In the data below, find every line with the string "script" and pull it out.
.....
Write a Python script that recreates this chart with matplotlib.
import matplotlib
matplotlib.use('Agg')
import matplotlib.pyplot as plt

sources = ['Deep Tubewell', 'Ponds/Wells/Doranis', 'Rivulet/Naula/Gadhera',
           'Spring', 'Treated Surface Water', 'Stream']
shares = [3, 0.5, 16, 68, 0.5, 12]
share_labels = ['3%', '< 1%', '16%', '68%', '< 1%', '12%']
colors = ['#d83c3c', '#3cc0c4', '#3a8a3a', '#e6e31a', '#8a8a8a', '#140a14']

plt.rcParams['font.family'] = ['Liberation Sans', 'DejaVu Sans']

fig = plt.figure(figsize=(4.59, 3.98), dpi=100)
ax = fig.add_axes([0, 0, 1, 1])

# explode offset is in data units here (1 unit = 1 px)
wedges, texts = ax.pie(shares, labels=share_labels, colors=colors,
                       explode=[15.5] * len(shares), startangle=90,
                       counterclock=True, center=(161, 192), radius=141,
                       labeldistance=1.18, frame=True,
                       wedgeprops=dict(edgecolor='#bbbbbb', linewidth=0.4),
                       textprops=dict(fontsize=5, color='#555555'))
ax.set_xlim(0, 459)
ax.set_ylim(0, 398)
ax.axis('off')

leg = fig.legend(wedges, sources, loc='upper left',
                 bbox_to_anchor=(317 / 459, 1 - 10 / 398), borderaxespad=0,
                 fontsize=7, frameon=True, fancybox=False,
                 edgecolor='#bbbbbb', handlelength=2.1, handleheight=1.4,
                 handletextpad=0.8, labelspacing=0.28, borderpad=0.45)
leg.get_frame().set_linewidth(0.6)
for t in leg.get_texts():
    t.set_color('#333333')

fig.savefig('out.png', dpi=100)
.....
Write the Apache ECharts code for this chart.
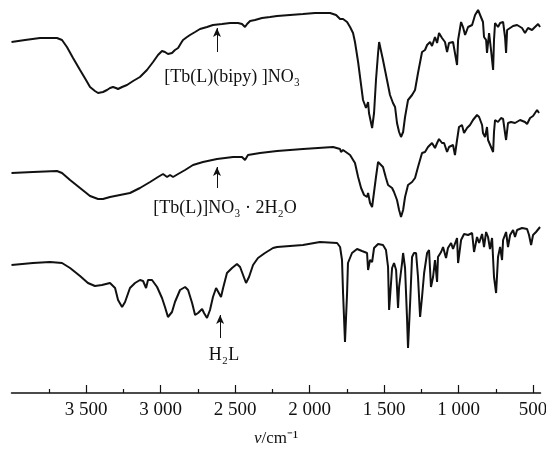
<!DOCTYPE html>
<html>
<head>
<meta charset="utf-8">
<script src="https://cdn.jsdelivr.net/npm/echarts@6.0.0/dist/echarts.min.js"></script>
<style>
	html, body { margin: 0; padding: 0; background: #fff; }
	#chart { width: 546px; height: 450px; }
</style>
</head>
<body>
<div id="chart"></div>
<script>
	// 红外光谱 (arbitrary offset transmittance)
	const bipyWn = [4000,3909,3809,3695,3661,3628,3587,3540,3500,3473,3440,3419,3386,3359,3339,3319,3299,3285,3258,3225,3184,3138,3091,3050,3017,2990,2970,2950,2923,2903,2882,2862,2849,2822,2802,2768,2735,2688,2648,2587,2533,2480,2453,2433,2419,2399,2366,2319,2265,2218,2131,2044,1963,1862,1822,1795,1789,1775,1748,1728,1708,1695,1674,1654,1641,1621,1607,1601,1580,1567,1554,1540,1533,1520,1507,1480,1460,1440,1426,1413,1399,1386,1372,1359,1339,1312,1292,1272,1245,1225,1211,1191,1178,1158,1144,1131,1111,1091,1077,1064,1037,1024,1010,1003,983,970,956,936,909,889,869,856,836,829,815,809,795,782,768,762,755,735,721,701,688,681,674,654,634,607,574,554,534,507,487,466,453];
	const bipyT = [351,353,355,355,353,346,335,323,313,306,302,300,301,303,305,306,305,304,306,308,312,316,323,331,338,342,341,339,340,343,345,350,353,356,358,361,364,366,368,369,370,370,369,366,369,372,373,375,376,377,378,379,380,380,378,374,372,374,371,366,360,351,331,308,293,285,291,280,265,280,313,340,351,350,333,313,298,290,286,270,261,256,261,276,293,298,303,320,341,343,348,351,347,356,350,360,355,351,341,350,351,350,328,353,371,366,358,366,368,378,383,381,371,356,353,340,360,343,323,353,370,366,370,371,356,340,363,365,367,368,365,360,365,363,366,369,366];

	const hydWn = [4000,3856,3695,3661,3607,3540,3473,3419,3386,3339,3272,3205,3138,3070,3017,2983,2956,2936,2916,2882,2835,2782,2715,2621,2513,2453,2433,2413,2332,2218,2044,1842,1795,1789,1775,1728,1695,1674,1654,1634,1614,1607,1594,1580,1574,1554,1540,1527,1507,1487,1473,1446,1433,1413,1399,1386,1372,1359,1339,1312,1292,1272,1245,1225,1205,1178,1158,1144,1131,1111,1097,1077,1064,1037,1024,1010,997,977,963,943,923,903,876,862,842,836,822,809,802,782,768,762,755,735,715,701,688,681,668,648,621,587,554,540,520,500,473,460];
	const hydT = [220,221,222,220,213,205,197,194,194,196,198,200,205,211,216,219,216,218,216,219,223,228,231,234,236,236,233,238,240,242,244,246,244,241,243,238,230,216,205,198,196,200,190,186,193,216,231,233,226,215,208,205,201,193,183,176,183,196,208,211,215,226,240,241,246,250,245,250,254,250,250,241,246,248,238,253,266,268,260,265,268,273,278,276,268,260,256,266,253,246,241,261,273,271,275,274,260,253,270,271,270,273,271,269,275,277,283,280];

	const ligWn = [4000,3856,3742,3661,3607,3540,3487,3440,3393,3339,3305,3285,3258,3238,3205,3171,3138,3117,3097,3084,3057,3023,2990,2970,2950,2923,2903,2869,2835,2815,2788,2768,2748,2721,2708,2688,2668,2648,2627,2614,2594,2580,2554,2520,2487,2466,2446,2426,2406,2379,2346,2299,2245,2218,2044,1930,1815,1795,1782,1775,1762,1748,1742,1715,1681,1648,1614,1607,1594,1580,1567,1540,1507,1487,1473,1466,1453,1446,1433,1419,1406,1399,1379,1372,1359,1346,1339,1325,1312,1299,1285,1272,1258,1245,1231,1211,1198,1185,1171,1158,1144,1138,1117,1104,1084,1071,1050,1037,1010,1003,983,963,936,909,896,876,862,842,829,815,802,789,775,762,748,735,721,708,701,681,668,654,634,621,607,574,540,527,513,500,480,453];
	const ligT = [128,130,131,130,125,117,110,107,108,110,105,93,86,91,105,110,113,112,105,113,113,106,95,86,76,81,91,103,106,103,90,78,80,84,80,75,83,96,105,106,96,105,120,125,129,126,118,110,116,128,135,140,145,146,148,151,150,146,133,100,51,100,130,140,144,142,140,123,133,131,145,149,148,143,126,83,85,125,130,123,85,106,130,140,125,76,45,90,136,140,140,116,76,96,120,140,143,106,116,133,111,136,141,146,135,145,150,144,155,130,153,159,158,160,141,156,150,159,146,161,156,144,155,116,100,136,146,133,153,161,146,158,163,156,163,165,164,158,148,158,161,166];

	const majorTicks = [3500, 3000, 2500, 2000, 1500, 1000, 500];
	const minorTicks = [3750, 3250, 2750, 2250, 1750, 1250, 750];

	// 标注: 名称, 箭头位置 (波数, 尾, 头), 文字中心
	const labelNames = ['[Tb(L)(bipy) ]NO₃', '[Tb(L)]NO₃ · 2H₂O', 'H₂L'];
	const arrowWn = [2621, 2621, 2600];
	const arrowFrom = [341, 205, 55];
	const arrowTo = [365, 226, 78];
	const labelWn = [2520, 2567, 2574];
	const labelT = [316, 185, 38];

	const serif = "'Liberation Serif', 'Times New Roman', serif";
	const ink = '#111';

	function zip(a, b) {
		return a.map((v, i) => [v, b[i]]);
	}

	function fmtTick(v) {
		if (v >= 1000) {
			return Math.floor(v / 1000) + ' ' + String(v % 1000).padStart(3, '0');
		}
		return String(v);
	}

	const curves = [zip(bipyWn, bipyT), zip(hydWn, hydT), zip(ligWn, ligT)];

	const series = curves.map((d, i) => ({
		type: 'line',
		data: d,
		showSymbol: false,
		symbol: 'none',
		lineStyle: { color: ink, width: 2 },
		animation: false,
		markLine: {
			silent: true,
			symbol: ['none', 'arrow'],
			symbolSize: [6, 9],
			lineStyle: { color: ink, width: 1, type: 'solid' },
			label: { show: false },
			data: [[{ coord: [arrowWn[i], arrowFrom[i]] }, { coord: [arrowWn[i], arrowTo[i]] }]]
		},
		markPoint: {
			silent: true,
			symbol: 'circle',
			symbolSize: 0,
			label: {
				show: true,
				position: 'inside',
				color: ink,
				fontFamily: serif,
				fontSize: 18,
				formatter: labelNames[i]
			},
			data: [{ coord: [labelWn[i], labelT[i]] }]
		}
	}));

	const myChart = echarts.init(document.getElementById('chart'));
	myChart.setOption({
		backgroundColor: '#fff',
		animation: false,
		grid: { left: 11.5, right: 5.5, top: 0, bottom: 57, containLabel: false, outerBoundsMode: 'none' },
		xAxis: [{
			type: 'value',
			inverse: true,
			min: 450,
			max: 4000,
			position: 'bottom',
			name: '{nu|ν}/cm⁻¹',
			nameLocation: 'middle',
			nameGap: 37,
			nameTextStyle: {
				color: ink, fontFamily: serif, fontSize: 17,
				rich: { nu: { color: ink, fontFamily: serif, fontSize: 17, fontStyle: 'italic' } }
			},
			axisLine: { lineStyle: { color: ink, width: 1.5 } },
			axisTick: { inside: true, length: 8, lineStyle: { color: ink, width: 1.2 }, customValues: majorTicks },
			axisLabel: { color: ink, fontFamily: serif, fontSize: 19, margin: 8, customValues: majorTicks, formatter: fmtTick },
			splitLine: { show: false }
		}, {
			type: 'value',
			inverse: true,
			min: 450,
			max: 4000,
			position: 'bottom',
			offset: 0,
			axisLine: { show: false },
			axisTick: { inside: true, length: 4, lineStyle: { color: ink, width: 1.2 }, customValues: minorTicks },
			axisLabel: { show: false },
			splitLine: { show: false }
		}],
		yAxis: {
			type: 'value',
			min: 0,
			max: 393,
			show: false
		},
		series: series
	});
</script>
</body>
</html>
.....
- [COMPLETE ANSWER]
Write a Python script that recreates this chart with matplotlib.
<script src="https://cdn.jsdelivr.net/npm/echarts@6.0.0/dist/echarts.min.js"></script>
<script>
</script>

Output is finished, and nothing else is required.